On Sun, Aug 07, 2022 at 20:23:21 +0300, Eli Zaretskii wrote:
> > Date: Sun, 7 Aug 2022 17:01:09 +0000
> > Cc: gregory@heytings.org, emacs-devel@gnu.org
> > From: Alan Mackenzie <acm@muc.de>

> > > > Consider the second jit-lock chunk
> > > > at the beginning of xdisp.c.  Fontifying that chunk involves looking
> > > > back 1500 characters before BEG to see that it needs
> > > > font-lock-comment-face.  You might argue that that information will be
> > > > in a cache anyway, but that's not dependable.

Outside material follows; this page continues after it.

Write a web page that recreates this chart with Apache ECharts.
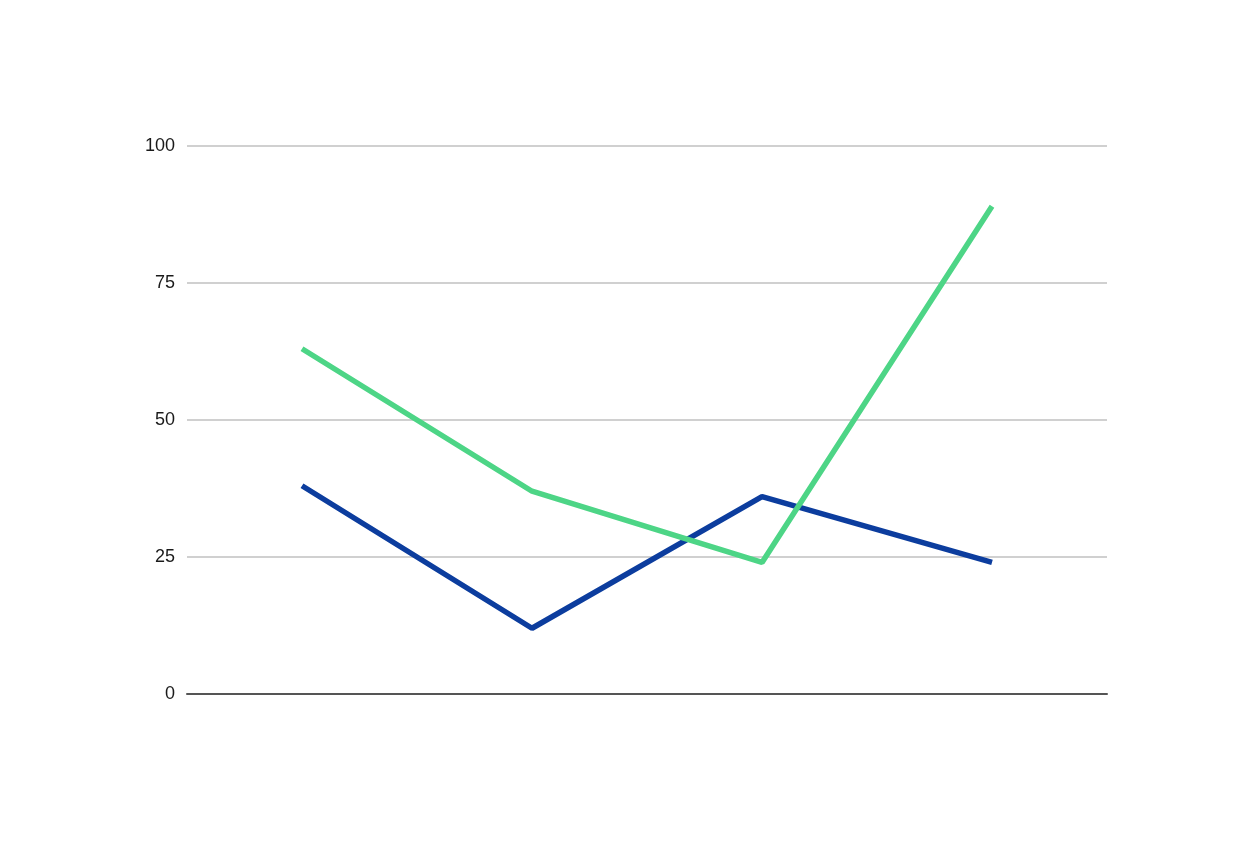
<!DOCTYPE html>
<html>
<head>
<meta charset="utf-8">
<script src="https://cdn.jsdelivr.net/npm/echarts@6/dist/echarts.min.js"></script>
<style>
  html, body { margin: 0; padding: 0; background: #ffffff; }
  #chart { width: 1248px; height: 848px; }
</style>
</head>
<body>
<div id="chart"></div>
<script>
// 数据
var categories = ['A', 'B', 'C', 'D'];
var blueValues = [38, 12, 36, 24];
var greenValues = [63, 37, 24, 89];
var yTicks = [0, 25, 50, 75, 100];

var chart = echarts.init(document.getElementById('chart'));

var option = {
    backgroundColor: '#ffffff',
    animation: false,
    grid: {
        left: 187,
        right: 141,
        top: 146,
        bottom: 154
    },
    xAxis: {
        type: 'category',
        data: categories,
        boundaryGap: true,
        axisLine: { show: true, lineStyle: { color: '#555555', width: 2 } },
        axisTick: { show: false },
        axisLabel: { show: false }
    },
    yAxis: {
        type: 'value',
        min: yTicks[0],
        max: yTicks[yTicks.length - 1],
        interval: 25,
        axisLine: { show: false },
        axisTick: { show: false },
        axisLabel: {
            color: '#1a1a1a',
            fontSize: 18,
            fontFamily: 'Liberation Sans',
            margin: 12
        },
        splitLine: { lineStyle: { color: '#d0d0d0', width: 2 } }
    },
    series: [
        {
            // 蓝线在下
            type: 'line',
            data: blueValues,
            symbol: 'none',
            lineStyle: { color: '#0c3d9e', width: 5.5 },
            z: 2
        },
        {
            // 绿线在上
            type: 'line',
            data: greenValues,
            symbol: 'none',
            lineStyle: { color: '#4dd586', width: 5.5 },
            z: 3
        }
    ]
};

chart.setOption(option);
</script>
</body>
</html>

> > > Either in the cache or in the buffer: the previous chunk was
> > > fontified, so its end has the font-lock-comment-face.  So you know.

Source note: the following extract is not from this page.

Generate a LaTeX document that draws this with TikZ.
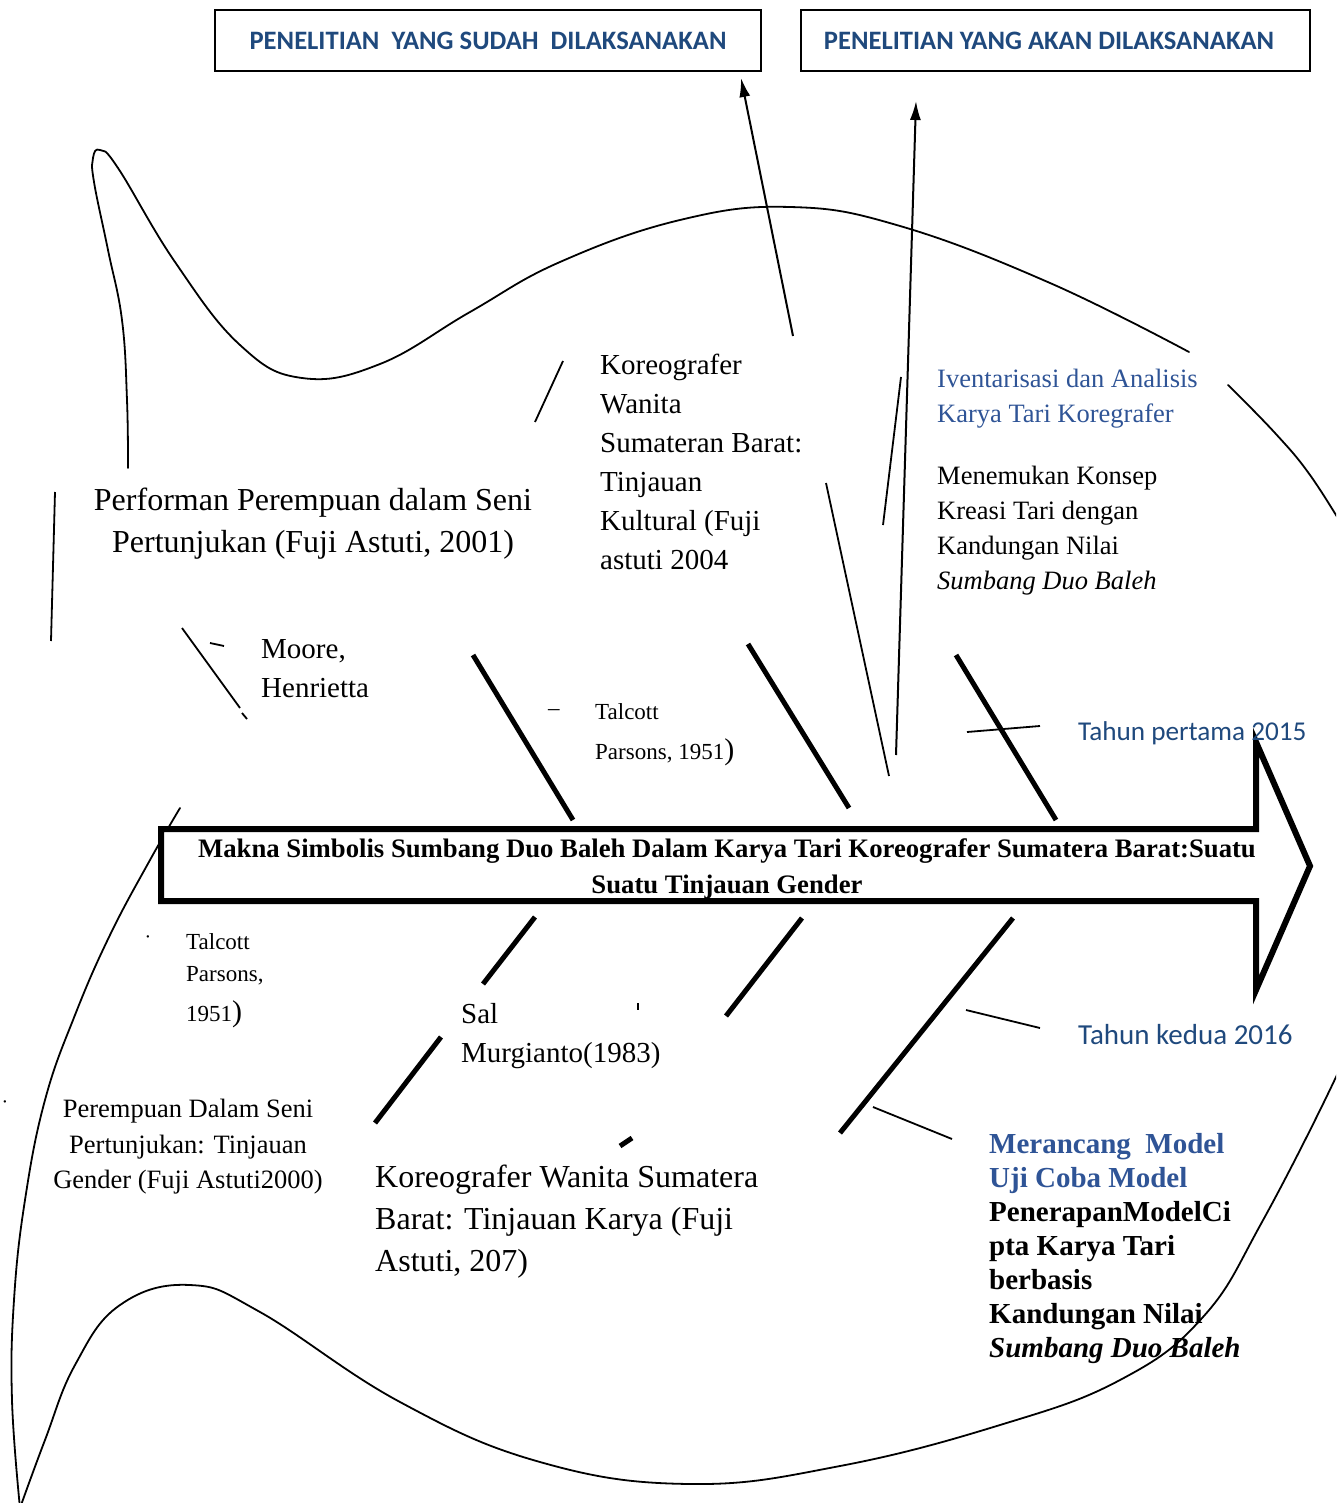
\documentclass[tikz,border=0pt]{standalone}
\usepackage{fontspec}
\setmainfont{Liberation Serif}
\newfontfamily\calfont{Carlito}
\usetikzlibrary{arrows.meta}
\definecolor{boxblue}{RGB}{31,73,125}
\definecolor{txtblue}{RGB}{47,84,150}
\newcommand\fs[2]{\fontsize{#1}{#2}\selectfont}
\begin{document}
\begin{tikzpicture}[x=1pt,y=-1pt,
  outline/.style={line width=1.8pt, line cap=round, line join=round},
  thinline/.style={line width=1.8pt},
  bone/.style={line width=5pt},
  link/.style={line width=2pt, -{Latex[length=19pt,width=11pt]}},
  headbox/.style={draw, line width=1.6pt, minimum width=#1, minimum height=61pt, inner sep=0pt,
    font=\calfont\bfseries\fs{26.6}{30}, text=boxblue},
  txt/.style={inner sep=0pt, align=left, anchor=north west},
  bigarrow/.style={draw, line width=6pt, fill=white, line join=miter, miter limit=20}
]
\useasboundingbox (0,0) rectangle (1336,1503);
\clip (0,0) rectangle (1336,1503);

% ---- fish outline ----
\draw[outline] plot[smooth, tension=0.7] coordinates {(128,468) (127,400) (122,320) (108,250) (94,182) (93,158) (100,150) (118,168) (175,262) (240,345) (302,378) (380,364) (470,312) (560,262) (680,220) (790,207) (900,226) (1050,283) (1189,352)};
\draw[outline] plot[smooth, tension=0.7] coordinates {(1228,385) (1275,433) (1310,475) (1345,530)};
\draw[outline] plot[smooth, tension=0.7] coordinates {(180,808) (150,860) (110,935) (75,1015) (45,1100) (25,1200) (14,1300) (12,1400) (20,1508)};
\draw[outline] plot[smooth, tension=0.7] coordinates {(20,1508) (45,1440) (75,1365) (120,1305) (190,1285) (260,1312) (400,1402) (540,1462) (690,1484) (840,1466) (1000,1425) (1120,1380) (1203,1317) (1262,1222) (1336,1077) (1348,1040)};

% ---- header boxes ----
\node[headbox=546pt] (done) at (488,40.5) {PENELITIAN\ \ YANG SUDAH\ \ DILAKSANAKAN};
\node[headbox=509pt] (plan) at (1055.5,40.5) {PENELITIAN YANG AKAN DILAKSANAKAN\hspace*{13pt}};

% ---- arrows to boxes ----
\coordinate (a1s) at (793,336);
\coordinate (a1e) at (741,78);
\coordinate (a2s) at (896,755);
\coordinate (a2e) at (916,101);
\draw[link] (a1s) -- (a1e);
\draw[link] (a2s) -- (a2e);

% ---- thin lines ----
\draw[thinline] (55,492) -- (51,641);
\draw[thinline] (182,628) -- (240,708);
\draw[thinline] (242,713) -- (247,719);
\draw[thinline] (210,643) -- (224,646);
\draw[thinline] (535,422) -- (563,361);
\draw[thinline] (826,483) -- (889,776);
\draw[thinline] (883,525) -- (901,377);
\draw[thinline] (967,732) -- (1040,726);
\draw[thinline] (966,1010) -- (1040,1028);
\draw[thinline] (873,1107) -- (952,1139);
\draw[thinline] (638,1003) -- (638,1010);

% ---- bones ----
\draw[bone] (473,655) -- (573,820);
\draw[bone] (748,644) -- (849,808);
\draw[bone] (956,655) -- (1056,820);
\draw[bone] (535,917) -- (483,984);
\draw[bone] (441,1037) -- (375,1123);
\draw[bone] (802,918) -- (726,1016);
\draw[bone] (632,1138) -- (620,1146);
\draw[bone] (1013,918) -- (840,1133);

% ---- main arrow ----
\draw[bigarrow] (161,829) -- (1256,829) -- (1256,742) -- (1310,866) -- (1256,990) -- (1256,901) -- (161,901) -- cycle;
\node[txt, anchor=north, align=center, font=\bfseries\fs{26.7}{36}] (title) at (727,838)
  {Makna Simbolis Sumbang Duo Baleh Dalam Karya Tari Koreografer Sumatera Barat:Suatu\\Suatu Tinjauan Gender};

% ---- texts ----
\node[txt, anchor=north, align=center, font=\fs{32}{42}] (perf) at (313,488)
  {Performan Perempuan dalam Seni\\Pertunjukan (Fuji Astuti, 2001)};
\node[txt, font=\fs{29}{39}] (kor1) at (600,354)
  {Koreografer\\Wanita\\Sumateran Barat:\\Tinjauan\\Kultural (Fuji\\astuti 2004};
\node[txt, font=\fs{26.5}{35}, text=txtblue] (inv) at (937,369)
  {Iventarisasi dan Analisis\\Karya Tari Koregrafer};
\node[txt, font=\fs{26.5}{35}] (konsep) at (937,466)
  {Menemukan Konsep\\Kreasi Tari dengan\\Kandungan Nilai\\\textit{Sumbang Duo Baleh}};
\node[txt, font=\fs{29}{39}] (moore) at (261,639) {Moore,\\Henrietta};
\node[txt, font=\fs{23}{40}] (dash) at (548,709) {–};
\node[txt, font=\fs{23}{40}] (tal1) at (595,703) {Talcott\\Parsons, 1951{\fs{30}{30})}};
\node[inner sep=0pt, anchor=west, font=\calfont\fs{27.2}{30}, text=boxblue] (th1) at (1078,733) {Tahun pertama 2015};
\node[inner sep=0pt, font=\fs{20}{20}] (dot1) at (148,940) {·};
\node[txt, font=\fs{23}{32}] (tal2) at (186,933) {Talcott\\Parsons,\\[8pt]1951{\fs{30}{30})}};
\node[txt, font=\fs{29}{39}] (sal) at (461,1003) {Sal\\Murgianto(1983)};
\node[inner sep=0pt, anchor=west, font=\calfont\fs{29}{30}, text=boxblue] (th2) at (1078,1035) {Tahun kedua 2016};
\node[inner sep=0pt, font=\fs{20}{20}] (dot2) at (5,1105) {·};
\node[txt, anchor=north, align=center, font=\fs{26.5}{35.5}] (perem) at (188,1099)
  {Perempuan Dalam Seni\\Pertunjukan: Tinjauan\\Gender (Fuji Astuti2000)};
\node[txt, font=\fs{32}{42}] (kor2) at (375,1165)
  {Koreografer Wanita Sumatera\\Barat: Tinjauan Karya (Fuji\\Astuti, 207)};
\node[txt, font=\bfseries\fs{29}{34}] (model) at (989,1133)
  {{\color{txtblue}Merancang\ \ Model}\\{\color{txtblue}Uji Coba Model}\\PenerapanModelCi\\pta Karya Tari\\berbasis\\Kandungan Nilai\\\textit{Sumbang Duo Baleh}};
\end{tikzpicture}
\end{document}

> > No, you don't.  The buffer might be being opened by desktop in a large
> > comment in the middle of the file.

> You've changed the scenario, yes?

Yes.  We've got to deal with all scenarios, preferably without
special-caseing special cases.

> > What jit-lock/font-lock actually do at the moment is to widen, then use
> > syntax-ppss, i.e. in effect scan from BOB.

> Yes, and that's SLOOOWWWW!

On my machine, with an optimised build, it takes just under 20 ms to
parse-partial-sexp over xdisp.c (not counting any redisplay at the end).
I don't understand any more than Dmitry does, why your unoptimised build
is taking 25 times as long.

> > > > Also, the (BEG END) region will typically get rounded up to whole
> > > > lines, again "violating" that chunk.

> > > That's a far cry from going to BOB.  And if you ask nicely, we
> > > could arrange that jit-lock calls you only on line boundaries
> > > (unless lines are longer than some reasonable value).

> > The search for line boundaries is done by font-lock.el.

> I don't trust it to DTRT when lines are very long.

I think I raised the topic a few days ago of font-lock expanding regions
to whole lines.  Maybe we shouldn't do it for long lines.  We'd need
something in its place, though.

> > > > In principle, font-lock needs to look outside of (BEG END).

> > > No, it doesn't.  A string cannot begin before a beginning of a
> > > function, for example.  And if you need to go too far, just give up
> > > and blame the user who writes such code.  It is much better than
> > > letting every use of CC Mode wait because once in a blue moon someone
> > > could have a very long string.

> > That "needing to go too far" is an instantaneous jump, not a scanning.

> Please tell that to someone who doesn't edit C sources as frequently
> as I do.

Are you saying that long strings and long comments cause a particular
slowdown in C Mode, not seen when strings and comments are all short?

> > The string start will be in a parse-partial-sexp result somewhere.
> > Sometimes people write long strings.  They certainly write long comments.

> Why do I have top suffer every day just because someone, somewhere,
> might do that?  I'd rather we "punish" those few people who do it
> (rarely).

I don't think we should punish people who write comments.  I'm thinking
of Gerd M., who was likely the writer of the comment at the beginning of
xdisp.c.

-- 
Alan Mackenzie (Nuremberg, Germany).